Le volet « Énergie » de ce paquet étant très vaste et très dense, ma collègue Dominique Estrosi Sasonne et moi-même ne vous en présenterons que les aspects les plus saillants : j'évoquerai l'énergie et ma collègue, le bâtiment.
En premier lieu, les textes proposés fixent des objectifs très ambitieux en matière d'énergies renouvelables ou alternatives.
La directive sur les énergies renouvelables relève de 32 % à 40 % la part de ces énergies dans la consommation finale d'ici à 2030, en prévoyant des sous-objectifs par secteur - le bâtiment, l'industrie, le chauffage et les transports. Pour le bâtiment et l'industrie, le sous-objectif est de 50 %. Pour les biocarburants avancés, le sous-objectif est de 2,2 %. De plus, la directive promeut le stockage et l'hydrogène et renforce la durabilité et la traçabilité de la biomasse utilisées à des fins énergétiques.

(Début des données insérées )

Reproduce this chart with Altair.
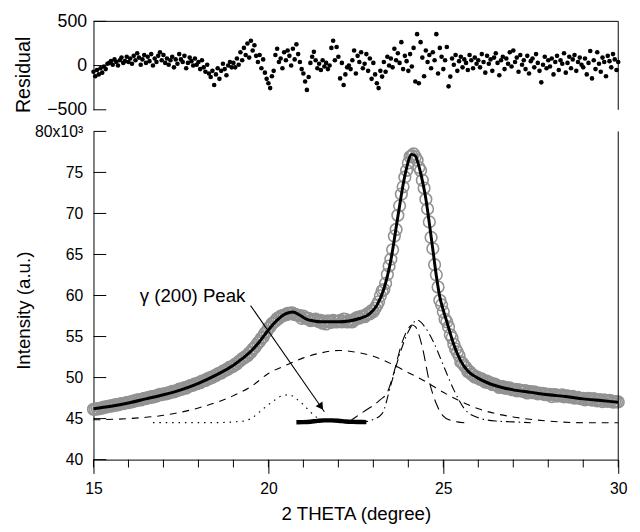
import altair as alt
import numpy as np
import pandas as pd

FONT = "Liberation Sans"

# ---------------- data ----------------
# measurement grid 15.00 .. 30.00 step 0.05 deg
two_theta = np.round(np.linspace(15.0, 30.0, 301), 2)

residual = (
    [-70, -120, -50, -100, -30, -80, -10, -40, 20, 30, 50, 10, 70, 40, 0, 60, 90, 30, 50, 100]
    + [40, 80, 20, 110, 60, 140, 90, 10, 70, 120, 30, 100, 50, 130, 0, 80, 40, 110, 150, 60]
    + [120, 30, 80, 10, 60, 100, -20, 70, 20, 130, 70, 40, 110, -30, 30, 90, 50, 0, 80, 10]
    + [40, -40, 60, -20, -70, 10, -90, -130, -60, -220, -100, -30, -150, -60, 20, -40, -110, 0, 40, -20]
    + [30, -20, 80, 10, 150, 60, 200, 120, 250, 90, 280, 170, 230, 110, 40, 120, -30, 70, -80, -150]
    + [-200, -255, -120, -60, 120, 190, 40, 80, -30, 150, 60, 170, 110, 0, 190, 70, 240, 130, 40, -40]
    + [-90, -180, -275, -130, 30, 100, 155, 60, -30, 20, -50, 60, -10, 30, -40, 0, 200, 280, 60, 210]
    + [100, -145, 30, -220, -100, -20, 0, -40, 60, 170, -90, 110, 40, 150, -30, 20, 130, -60, 80, -150]
    + [30, -100, -200, -255, -60, -125, 40, -70, 100, 0, 80, -20, 190, 60, 140, 30, 265, -40, 110, 50]
    + [-60, 130, -10, 200, -180, 355, -200, 265, 90, -120, 170, 40, 120, -30, 150, 60, 355, -90, 200, 100]
    + [-40, 60, 210, -235, -125, 80, 10, 120, -60, 50, 100, -20, 70, 30, -50, 120, 60, -30, 90, 20]
    + [60, -20, 130, 40, -80, 110, 20, 70, -60, 90, 140, 30, -110, 60, 100, -40, 80, 20, 150, -10]
    + [170, 40, 90, -70, 120, 10, 60, -40, 110, -90, 50, 80, -20, 130, 30, -60, -190, 10, 100, -30]
    + [60, -10, 80, -100, 40, 110, -50, 60, 20, 140, -80, 30, 100, -30, 70, 120, -60, 40, 90, 10]
    + [-20, 80, -100, 30, 165, -145, 60, -40, 150, 20, -70, 90, 40, -120, 110, 50, -20, 130, 70, -50]
    + [40]
)

# observed intensity, in thousands
observed = (
    [46.14, 46.14, 46.22, 46.18, 46.29, 46.28, 46.39, 46.39, 46.47, 46.51, 46.56, 46.56, 46.66, 46.67, 46.67, 46.77, 46.83, 46.82, 46.88, 46.96]
    + [46.95, 47.03, 47.03, 47.16, 47.16, 47.29, 47.29, 47.27, 47.37, 47.47, 47.44, 47.55, 47.56, 47.68, 47.61, 47.73, 47.75, 47.86, 47.94, 47.92]
    + [48.03, 48.00, 48.11, 48.10, 48.20, 48.31, 48.25, 48.39, 48.41, 48.58, 48.58, 48.63, 48.78, 48.72, 48.86, 49.00, 49.04, 49.07, 49.23, 49.24]
    + [49.35, 49.37, 49.58, 49.61, 49.64, 49.83, 49.86, 50.02, 50.02, 50.20, 50.25, 50.46, 50.52, 50.56, 50.79, 50.83, 50.99, 51.02, 51.29, 51.32]
    + [51.41, 51.64, 51.67, 51.94, 52.06, 52.31, 52.37, 52.60, 52.64, 52.99, 53.07, 53.46, 53.61, 53.91, 54.22, 54.43, 54.79, 54.94, 55.41, 55.60]
    + [56.04, 56.19, 56.57, 56.73, 56.87, 57.21, 57.23, 57.49, 57.53, 57.60, 57.66, 57.84, 57.77, 57.90, 57.85, 57.69, 57.64, 57.59, 57.54, 57.21]
    + [57.50, 57.24, 57.22, 57.22, 56.93, 57.01, 57.05, 57.12, 56.94, 56.80, 56.96, 56.62, 56.86, 56.53, 56.92, 56.83, 56.73, 56.97, 56.89, 56.77]
    + [56.84, 56.96, 56.79, 57.12, 57.09, 56.77, 56.96, 56.80, 56.78, 57.02, 57.23, 57.35, 57.24, 57.46, 57.50, 57.41, 57.65, 57.84, 57.76, 58.16]
    + [58.05, 58.43, 58.82, 59.24, 59.96, 60.57, 60.73, 61.48, 62.56, 63.60, 64.43, 65.58, 67.24, 68.05, 69.78, 70.93, 72.36, 73.25, 74.42, 75.26]
    + [76.16, 76.91, 77.04, 77.25, 76.90, 76.50, 75.61, 75.24, 74.06, 73.10, 71.74, 70.55, 68.97, 67.08, 65.71, 63.76, 62.52, 61.04, 59.42, 58.86]
    + [58.01, 57.11, 56.79, 56.17, 55.22, 54.84, 54.06, 53.48, 53.12, 52.66, 51.91, 51.74, 51.43, 51.21, 50.74, 50.74, 50.42, 50.32, 50.06, 50.10]
    + [49.96, 49.78, 49.84, 49.66, 49.45, 49.56, 49.39, 49.36, 49.15, 49.23, 49.14, 48.98, 48.79, 48.91, 48.90, 48.71, 48.78, 48.67, 48.75, 48.54]
    + [48.54, 48.56, 48.37, 48.53, 48.39, 48.41, 48.28, 48.40, 48.12, 48.28, 48.28, 48.15, 48.27, 48.14, 48.02, 48.12, 48.03, 48.09, 47.93, 47.99]
    + [47.89, 47.96, 47.67, 47.88, 47.93, 47.75, 47.84, 47.78, 47.88, 47.64, 47.73, 47.77, 47.61, 47.68, 47.70, 47.49, 47.56, 47.58, 47.47, 47.41]
    + [47.48, 47.28, 47.39, 47.46, 47.38, 47.26, 47.43, 47.28, 47.17, 47.31, 47.24, 47.06, 47.27, 47.19, 47.10, 47.23, 47.15, 47.01, 47.08, 47.03]
    + [47.03]
)
assert len(residual) == 301 and len(observed) == 301

# total fit (black line)
fit_x = [15.0, 15.5, 16.0, 16.5, 17.0, 17.5, 18.0, 18.5, 19.0, 19.25, 19.5, 19.75, 20.0, 20.25, 20.5, 20.7, 20.9,
         21.1, 21.3, 21.5, 22.0, 22.3, 22.6, 22.9, 23.1, 23.3, 23.5, 23.7, 23.9, 24.1, 24.2, 24.3, 24.4, 24.5,
         24.6, 24.7, 24.8, 24.9, 25.0, 25.1, 25.3, 25.5, 25.7, 26.0, 26.5, 27.0, 27.5, 28.0, 28.5, 29.0, 29.5, 30.0]
fit_y = [46.2, 46.5, 46.9, 47.4, 47.9, 48.5, 49.3, 50.3, 51.5, 52.3, 53.2, 54.4, 55.8, 57.0, 57.8, 58.0, 57.6,
         57.1, 56.9, 56.8, 56.8, 56.9, 57.2, 57.8, 58.8, 60.8, 64.3, 69.6, 74.6, 77.2, 77.0, 75.8, 74.0, 71.8,
         68.8, 65.6, 62.4, 59.8, 58.2, 56.8, 54.0, 52.0, 50.8, 49.9, 49.0, 48.5, 48.2, 47.9, 47.7, 47.4, 47.2, 47.0]

# fitted components
broad_x = [15, 16, 17, 18, 19, 19.5, 20, 20.5, 21, 21.5, 22, 22.5, 23, 23.5, 24, 24.5, 25, 25.5, 26, 26.5, 27, 28, 29, 30]
broad_y = [44.85, 45.0, 45.4, 46.3, 47.8, 48.9, 50.5, 51.5, 52.4, 53.0, 53.3, 53.1, 52.6, 51.7, 50.6, 49.5, 48.2,
           47.1, 46.2, 45.6, 45.2, 44.7, 44.5, 44.5]

dotted_x = [16.7, 17.5, 18.0, 18.5, 19.0, 19.3, 19.5, 19.8, 20.0, 20.2, 20.4, 20.6, 20.8, 21.0, 21.2, 21.4, 21.6]
dotted_y = [44.5, 44.5, 44.5, 44.5, 44.6, 44.7, 45.0, 46.0, 46.7, 47.3, 47.8, 47.9, 47.4, 46.7, 45.8, 45.1, 44.7]

gamma_x = [20.8, 21.0, 21.2, 21.4, 21.6, 21.8, 22.0, 22.2, 22.4, 22.6, 22.8]
gamma_y = [44.55, 44.57, 44.62, 44.72, 44.78, 44.78, 44.74, 44.65, 44.60, 44.58, 44.57]

narrow_x = [22.3, 22.5, 22.85, 23.0, 23.2, 23.4, 23.6, 23.8, 24.0, 24.1, 24.2, 24.4, 24.6, 24.8, 25.0, 25.2, 25.4, 25.6]
narrow_y = [44.6, 45.2, 46.2, 46.6, 47.3, 48.2, 50.8, 54.0, 56.0, 56.4, 56.2, 53.7, 49.5, 46.8, 45.3, 44.8, 44.6, 44.5]

dashdot_x = [22.6, 23.0, 23.25, 23.5, 23.75, 24.0, 24.25, 24.5, 24.7, 25.0, 25.3, 25.6, 26.0, 26.5, 27.0, 27.5]
dashdot_y = [44.5, 44.9, 45.6, 49.1, 52.8, 55.6, 57.0, 56.0, 54.5, 51.5, 48.5, 46.2, 45.1, 44.7, 44.6, 44.5]

# ticks
x_ticks_minor = list(range(15, 31))
x_ticks_major = [15, 20, 25, 30]
y_ticks_bottom = [40, 45, 50, 55, 60, 65, 70, 75, 80]
y_ticks_top = [-500, 0, 500]

# annotation
label_text = ["γ (200) Peak"]
label_x = [16.32]
label_y = [59.25]
arrow_x = [19.49, 21.6]
arrow_y = [58.77, 45.84]
arrowhead_x = [21.505]
arrowhead_y = [46.43]

# ---------------- chart ----------------
W = 534
H_TOP = 90
H_BOT = 334

xs = alt.Scale(domain=[15, 30], nice=False, zero=False)
ys_top = alt.Scale(domain=[-500, 500], nice=False, zero=False)
ys_bot = alt.Scale(domain=[40, 80], nice=False, zero=False)

one = pd.DataFrame({"a": [0]})

# ---- top: residual ----
res_df = pd.DataFrame({"x": two_theta, "r": residual})
top_pts = alt.Chart(res_df).mark_circle(size=22, color="black", opacity=1).encode(
    x=alt.X("x:Q", scale=xs, axis=None),
    y=alt.Y(
        "r:Q", scale=ys_top,
        axis=alt.Axis(values=y_ticks_top, ticks=False, grid=False, title="Residual",
                      titleX=-61, titleY=54, titleFontSize=20, labelFontSize=18,
                      labelPadding=7, format="d", labelOverlap=False),
    ),
)
top_ticks = alt.Chart(pd.DataFrame({"v": y_ticks_top})).mark_rule(color="black", strokeWidth=1).encode(
    y=alt.Y("v:Q", scale=ys_top), x=alt.value(0), x2=alt.value(13)
)
top_border = alt.Chart(one).mark_rule(color="black", strokeWidth=1).encode(
    x=alt.value(0), x2=alt.value(W), y=alt.value(0)
)
top_right = alt.Chart(one).mark_rule(color="black", strokeWidth=1).encode(
    x=alt.value(W), y=alt.value(0), y2=alt.value(H_TOP)
)
top = alt.layer(top_pts, top_ticks, top_border, top_right).properties(width=W, height=H_TOP)

# ---- bottom: intensity ----
obs_df = pd.DataFrame({"x": two_theta, "y": observed})
obs = alt.Chart(obs_df).mark_point(shape="circle", filled=False, size=140, color="#929292",
                                   strokeWidth=1.6, opacity=1).encode(
    x=alt.X("x:Q", scale=xs,
            axis=alt.Axis(values=x_ticks_major, tickSize=14, grid=False, title="2 THETA (degree)",
                          labelOverlap=False, labelFontSize=16, titleFontSize=19,
                          labelPadding=7, titlePadding=9)),
    y=alt.Y("y:Q", scale=ys_bot,
            axis=alt.Axis(values=y_ticks_bottom, ticks=False, grid=False, title="Intensity (a.u.)",
                          labelExpr="datum.value == 80 ? '80x10³' : datum.label", labelOverlap=False,
                          labelFontSize=16, titleFontSize=19,
                          titleX=-61.5, titleY=182, labelPadding=11)),
)


def line(xv, yv, **kw):
    return alt.Chart(pd.DataFrame({"x": xv, "y": yv})).mark_line(color="black", **kw).encode(
        x=alt.X("x:Q", scale=xs), y=alt.Y("y:Q", scale=ys_bot)
    )


fit = line(fit_x, fit_y, strokeWidth=3, interpolate="monotone")
broad = line(broad_x, broad_y, strokeWidth=1.1, strokeDash=[7, 6], interpolate="monotone")
dotted = line(dotted_x, dotted_y, strokeWidth=1.2, strokeDash=[1.5, 5], interpolate="monotone")
gamma = line(gamma_x, gamma_y, strokeWidth=4.5, interpolate="monotone")
narrow = line(narrow_x, narrow_y, strokeWidth=1.1, strokeDash=[11, 6], interpolate="monotone")
dashdot = line(dashdot_x, dashdot_y, strokeWidth=1.1, strokeDash=[9, 4, 1.5, 4], interpolate="monotone")
arrow = line(arrow_x, arrow_y, strokeWidth=1.1)

head = alt.Chart(pd.DataFrame({"x": arrowhead_x, "y": arrowhead_y})).mark_point(
    shape="triangle-up", filled=True, color="black", size=70, angle=145, opacity=1
).encode(x=alt.X("x:Q", scale=xs), y=alt.Y("y:Q", scale=ys_bot))

label = alt.Chart(pd.DataFrame({"x": label_x, "y": label_y, "t": label_text})).mark_text(
    align="left", baseline="alphabetic", font=FONT, fontSize=19, color="black"
).encode(x=alt.X("x:Q", scale=xs), y=alt.Y("y:Q", scale=ys_bot), text="t:N")

bot_yticks = alt.Chart(pd.DataFrame({"v": y_ticks_bottom})).mark_rule(color="black", strokeWidth=1).encode(
    y=alt.Y("v:Q", scale=ys_bot), x=alt.value(0), x2=alt.value(13)
)
bot_xminor = alt.Chart(pd.DataFrame({"v": x_ticks_minor})).mark_rule(color="black", strokeWidth=1).encode(
    x=alt.X("v:Q", scale=xs), y=alt.value(H_BOT), y2=alt.value(H_BOT + 8)
)
bot_right = alt.Chart(one).mark_rule(color="black", strokeWidth=1).encode(
    x=alt.value(W), y=alt.value(0), y2=alt.value(H_BOT)
)

bottom = alt.layer(
    obs, broad, dotted, narrow, dashdot, gamma, fit, arrow, head, label, bot_yticks, bot_xminor, bot_right
).properties(width=W, height=H_BOT)

chart = (
    alt.vconcat(top, bottom, spacing=22, bounds="flush")
    .properties(padding={"left": 6, "top": 0, "right": 4, "bottom": 0})
    .configure_view(stroke=None)
    .configure_axis(
        labelFont=FONT, titleFont=FONT,
        labelColor="black", titleColor="black", titleFontWeight="normal",
        domainColor="black", domainWidth=1, tickColor="black", labelFlush=False,
    )
)

chart.save("out.html", embed_options={"renderer": "svg", "actions": False})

Les règlements sur les carburants aéronautiques et maritimes durables visent à accroître l'utilisation de carburants alternatifs. Ils consacrent en particulier des exigences, respectivement, d'incorporation de carburants durables pour l'aérien et d'électrification à quai pour le maritime, à compter de 2025. C'est un complément utile au dispositif d'incorporation existant pour les biocarburants routiers depuis dix ans déjà.
En second lieu, les textes proposés comprennent des outils concrets pour réaliser ces objectifs ambitieux.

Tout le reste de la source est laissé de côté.